His tweets prompted skepticism about his data sources, mockery about the calculations and denunciations of the graphics as racist.

Sign-waving club owners and angry employees marching down Baltimore Street have attracted evening news coverage. And former mayoral candidate Thiru Vignarajah has joined the mix as the owners’ volunteer spokesperson.

“If this is about giving developers an opportunity to seize this parcel of prime real estate, they should be up front about it. I just feel strongly about that,” said Vignarajah, who told The Brew he is not being paid for his services or acting as the group’s attorney.

News reports about the bill on the local Fox affiliate were particularly harsh, portraying the club owners as aggrieved small business owners and employers.

“Some people [are] calling it a stupid bill,” a Fox45 reporter said at the top of one segment before commencing an interview with Ferguson in Annapolis.

Meeting at Monarque

Last Thursday night, Ferguson was spotted at the Atlas-owned steakhouse Monarque in Harbir East, meeting with David D. Smith, executive chairman of Fox45’s owner, Sinclair Broadcast Group.

Was he trying to get the station to back off?

Ferguson acknowledged he had invited Smith to sit down with him.

“We are facing serious challenges in the city.
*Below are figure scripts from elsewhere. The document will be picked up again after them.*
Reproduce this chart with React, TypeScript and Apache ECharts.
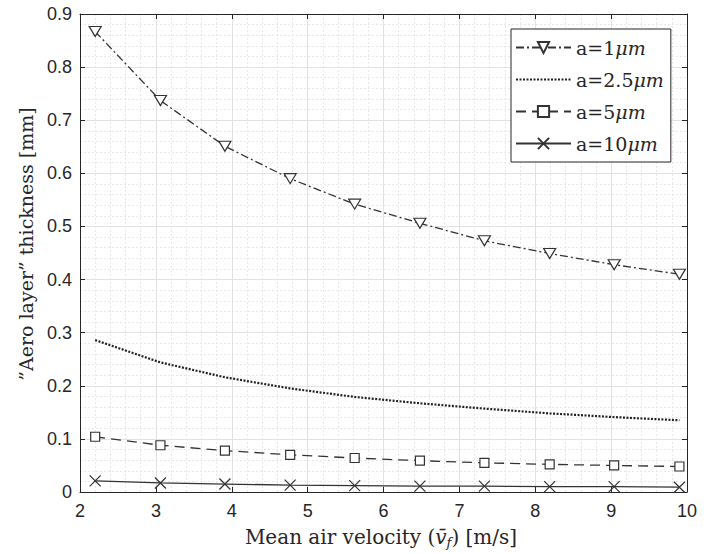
import React, { useEffect, useRef } from "react";
import * as echarts from "echarts";

const velocity = [2.2, 3.06, 3.91, 4.77, 5.62, 6.48, 7.33, 8.19, 9.04, 9.9];
const a1 = [0.867, 0.737, 0.651, 0.59, 0.542, 0.506, 0.473, 0.449, 0.428, 0.41];
const a25 = [0.286, 0.244, 0.216, 0.195, 0.179, 0.167, 0.157, 0.148, 0.141, 0.135];
const a5 = [0.104, 0.088, 0.078, 0.07, 0.064, 0.059, 0.055, 0.052, 0.05, 0.048];
const a10 = [0.021, 0.017, 0.015, 0.013, 0.012, 0.011, 0.011, 0.01, 0.01, 0.009];
const seriesNames = ["a=1μm", "a=2.5μm", "a=5μm", "a=10μm"];

const INK = "#262626";
const LINE = "#333333";
const SERIF = "DejaVu Serif";

const pair = (ys: number[]) => velocity.map((x, i) => [x, ys[i]]);

export default function App() {
  const ref = useRef<HTMLDivElement>(null);
  useEffect(() => {
    if (!ref.current) return;
    const chart = echarts.init(ref.current, null, { renderer: "svg" });
    const axisCommon = {
      axisLine: { show: true, onZero: false, lineStyle: { color: INK, width: 1 } },
      axisTick: { show: true, inside: true, length: 5, lineStyle: { color: INK } },
    };
    const tickFont = { fontFamily: "Liberation Sans", fontSize: 18, color: INK };
    chart.setOption({
      animation: false,
      backgroundColor: "#ffffff",
      grid: { left: 80, right: 38, top: 14, bottom: 62, containLabel: false },
      xAxis: [
        {
          type: "value",
          min: 2,
          max: 10,
          interval: 1,
          ...axisCommon,
          axisLabel: { ...tickFont, margin: 10 },
          minorTick: { show: false, splitNumber: 5 },
          splitLine: { show: true, lineStyle: { color: "#e2e2e2", width: 1 } },
          minorSplitLine: { show: true, lineStyle: { color: "#e8e8e8", type: [2, 2], width: 1 } },
        },
        {
          type: "value",
          position: "top",
          min: 2,
          max: 10,
          interval: 1,
          ...axisCommon,
          axisLabel: { show: false },
          splitLine: { show: false },
        },
      ],
      yAxis: [
        {
          type: "value",
          min: 0,
          max: 0.9,
          interval: 0.1,
          ...axisCommon,
          axisLabel: { ...tickFont, margin: 8, formatter: (v: number) => (v === 0 ? "0" : v.toFixed(1)) },
          minorTick: { show: false, splitNumber: 5 },
          splitLine: { show: true, lineStyle: { color: "#e2e2e2", width: 1 } },
          minorSplitLine: { show: true, lineStyle: { color: "#e8e8e8", type: [2, 2], width: 1 } },
        },
        {
          type: "value",
          position: "right",
          min: 0,
          max: 0.9,
          interval: 0.1,
          ...axisCommon,
          axisLabel: { show: false },
          splitLine: { show: false },
        },
      ],
      legend: {
        orient: "vertical",
        left: 511,
        top: 29,
        padding: [9, 7, 9, 4],
        itemWidth: 55,
        itemHeight: 14,
        itemGap: 13,
        backgroundColor: "#ffffff",
        borderColor: INK,
        borderWidth: 1,
        borderRadius: 0,
        data: [
          { name: seriesNames[0] },
          { name: seriesNames[1], itemStyle: { color: "transparent", borderColor: "transparent", borderWidth: 0 } },
          { name: seriesNames[2] },
          { name: seriesNames[3] },
        ],
        formatter: (n: string) => n.replace("μm", "{i|μm}"),
        textStyle: {
          fontFamily: SERIF,
          fontSize: 19,
          color: INK,
          rich: { i: { fontFamily: SERIF, fontStyle: "italic", fontSize: 19, color: INK } },
        },
      },
      graphic: [
        {
          type: "text",
          x: 381,
          y: 537,
          style: {
            text: "Mean air velocity ({i|v̄}{s|f}) [m/s]",
            font: `20px '${SERIF}'`,
            fill: INK,
            align: "center",
            verticalAlign: "middle",
            rich: {
              i: { fontFamily: SERIF, fontStyle: "italic", fontSize: 20, fill: INK },
              s: { fontFamily: SERIF, fontStyle: "italic", fontSize: 13, fill: INK, padding: [10, 0, 0, 0] },
            },
          },
        },
        {
          type: "text",
          x: 26,
          y: 244,
          rotation: Math.PI / 2,
          style: {
            text: "”Aero layer” thickness [mm]",
            font: `19px '${SERIF}'`,
            fill: INK,
            align: "center",
            verticalAlign: "middle",
          },
        },
      ],
      series: [
        {
          name: seriesNames[0],
          type: "line",
          data: pair(a1),
          symbol: "path://M0,0L10,0L5,8.66Z",
          symbolSize: [12, 10],
          color: LINE,
          itemStyle: { color: "#ffffff", borderColor: LINE, borderWidth: 1.2 },
          lineStyle: { color: LINE, width: 1.3, type: [8, 3, 2, 3] },
          z: 5,
        },
        {
          name: seriesNames[1],
          type: "line",
          data: pair(a25),
          symbol: "none",
          showSymbol: false,
          color: LINE,
          lineStyle: { color: "#222", width: 2.2, type: [2, 1.5] },
        },
        {
          name: seriesNames[2],
          type: "line",
          data: pair(a5),
          symbol: "rect",
          symbolSize: 9,
          color: LINE,
          itemStyle: { color: "#ffffff", borderColor: LINE, borderWidth: 1.2 },
          lineStyle: { color: LINE, width: 1.3, type: [10, 6] },
          z: 5,
        },
        {
          name: seriesNames[3],
          type: "line",
          data: pair(a10),
          symbol: "path://M0,0L10,10M10,0L0,10",
          symbolSize: 11,
          color: LINE,
          itemStyle: { color: "#ffffff", borderColor: LINE, borderWidth: 1.2 },
          lineStyle: { color: LINE, width: 1.3 },
          z: 5,
        },
      ],
    });
    return () => chart.dispose();
  }, []);
  return <div ref={ref} style={{ width: 725, height: 554, position: "absolute", left: 0, top: 0 }} />;
}
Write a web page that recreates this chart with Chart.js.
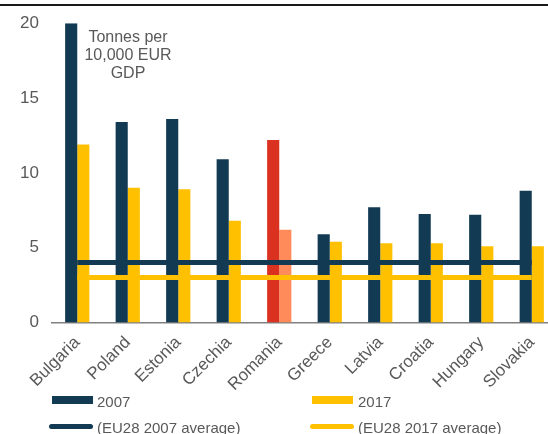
<!DOCTYPE html>
<html>
<head>
<meta charset="utf-8">
<script src="https://cdn.jsdelivr.net/npm/chart.js@4"></script>
<style>
  body { margin: 0; background: #fff; font-family: "Liberation Sans", Arial, sans-serif; }
  #wrap { position: relative; width: 548px; height: 434px; overflow: hidden; }
  #topline { position: absolute; left: 0; top: 4px; width: 548px; height: 2px; background: #1a1a1a; }
  #chart { position: absolute; left: 0; top: 0; }
  .lg { position: absolute; font-size: 15px; color: #595959; line-height: 16px; }
  .box { position: absolute; height: 8px; width: 41px; }
  .ln { position: absolute; height: 5px; width: 44px; border-radius: 3px; }
</style>
</head>
<body>
<div id="wrap">
  <div id="topline"></div>
  <canvas id="chart" width="557" height="405"></canvas>
  <div class="box" style="left:52px;top:396px;background:#123a53"></div>
  <div class="lg" style="left:97px;top:394px">2007</div>
  <div class="box" style="left:312px;top:396px;background:#ffc000"></div>
  <div class="lg" style="left:358px;top:394px">2017</div>
  <div class="ln" style="left:49px;top:424px;background:#123a53"></div>
  <div class="lg" style="left:97px;top:420px">(EU28 2007 average)</div>
  <div class="ln" style="left:310px;top:424px;background:#ffc000"></div>
  <div class="lg" style="left:358px;top:420px">(EU28 2017 average)</div>
</div>
<script>
const countries = ['Bulgaria', 'Poland', 'Estonia', 'Czechia', 'Romania', 'Greece', 'Latvia', 'Croatia', 'Hungary', 'Slovakia'];
const values2007 = [20.0, 13.4, 13.6, 10.9, 12.2, 5.9, 7.7, 7.25, 7.2, 8.8];
const values2017 = [11.9, 9.0, 8.9, 6.8, 6.2, 5.4, 5.3, 5.3, 5.1, 5.1];
const avg2007 = 4.0;
const avg2017 = 3.0;
const yTicks = [0, 5, 10, 15, 20];

const navy = '#123a53';
const yellow = '#ffc000';
const highlight = 'Romania';

const colors2007 = countries.map(c => c === highlight ? '#db3120' : navy);
const colors2017 = countries.map(c => c === highlight ? '#ff8b5a' : yellow);

// unit note in the top left of the plot
const notePlugin = {
  id: 'note',
  afterDraw(chart) {
    const ctx = chart.ctx;
    ctx.save();
    ctx.fillStyle = '#595959';
    ctx.font = '16px "Liberation Sans", Arial, sans-serif';
    ctx.textAlign = 'center';
    ctx.textBaseline = 'middle';
    ['Tonnes per', '10,000 EUR', 'GDP'].forEach((t, i) => {
      ctx.fillText(t, 128, 38 + i * 18);
    });
    ctx.restore();
  }
};

const ctx = document.getElementById('chart').getContext('2d');
const myChart = new Chart(ctx, {
  data: {
    labels: countries,
    datasets: [
      {
        type: 'line',
        label: '(EU28 2007 average)',
        data: countries.map(() => avg2007),
        borderColor: navy,
        borderWidth: 5,
        pointRadius: 0,
        order: 0,
      },
      {
        type: 'line',
        label: '(EU28 2017 average)',
        data: countries.map(() => avg2017),
        borderColor: yellow,
        borderWidth: 5,
        pointRadius: 0,
        order: 0,
      },
      {
        type: 'bar',
        label: '2007',
        data: values2007,
        backgroundColor: colors2007,
        categoryPercentage: 0.48,
        barPercentage: 1,
        order: 1,
      },
      {
        type: 'bar',
        label: '2017',
        data: values2017,
        backgroundColor: colors2017,
        categoryPercentage: 0.48,
        barPercentage: 1,
        order: 1,
      },
    ],
  },
  options: {
    responsive: false,
    animation: false,
    layout: { padding: { top: 20, left: 2, right: 0, bottom: 0 } },
    plugins: {
      legend: { display: false },
      tooltip: { enabled: false },
    },
    scales: {
      x: {
        grid: { display: false, drawTicks: false },
        border: { color: '#808080', width: 1.5 },
        ticks: {
          color: '#595959',
          font: { size: 17, family: '"Liberation Sans", Arial, sans-serif' },
          minRotation: 45,
          maxRotation: 45,
          padding: 10,
        },
      },
      y: {
        min: 0,
        max: 20,
        afterBuildTicks(axis) {
          axis.ticks = yTicks.map(v => ({ value: v }));
        },
        afterFit(axis) {
          axis.width = 50;
        },
        grid: { display: false, drawTicks: false },
        border: { display: false },
        ticks: {
          color: '#595959',
          font: { size: 17, family: '"Liberation Sans", Arial, sans-serif' },
          padding: 13,
        },
      },
    },
  },
  plugins: [notePlugin],
});
</script>
</body>
</html>
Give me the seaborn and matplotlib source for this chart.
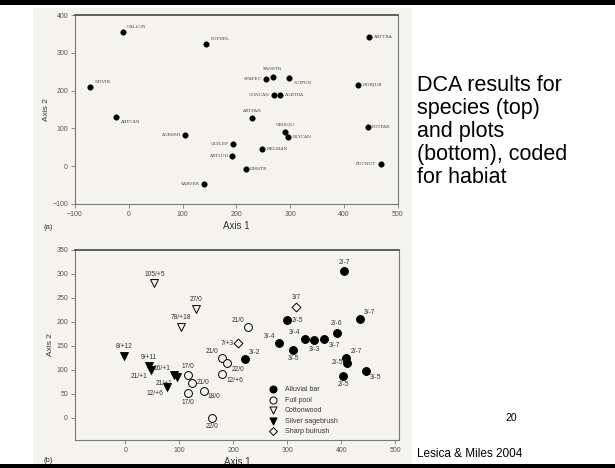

I am open to talking to everyone,” he said. “I wanted to understand why there was not a different approach taken to the coverage.”

Was there any agreement reached by the end of the dinner?

“Oh, no, no,” Ferguson said. “It was just a conversation.”

As for the legislation, the next step would be a committee hearing in Annapolis, but no date for one has been set.

Both sides have accused the other of not reaching out to discuss concerns about policing the area. Perhaps they will have another sit down?

“There have been conversations. I’m always open to conversations. At the end of the day, my only interest is to find a way to have a safe city,” Ferguson said. “The process is built for compromise.”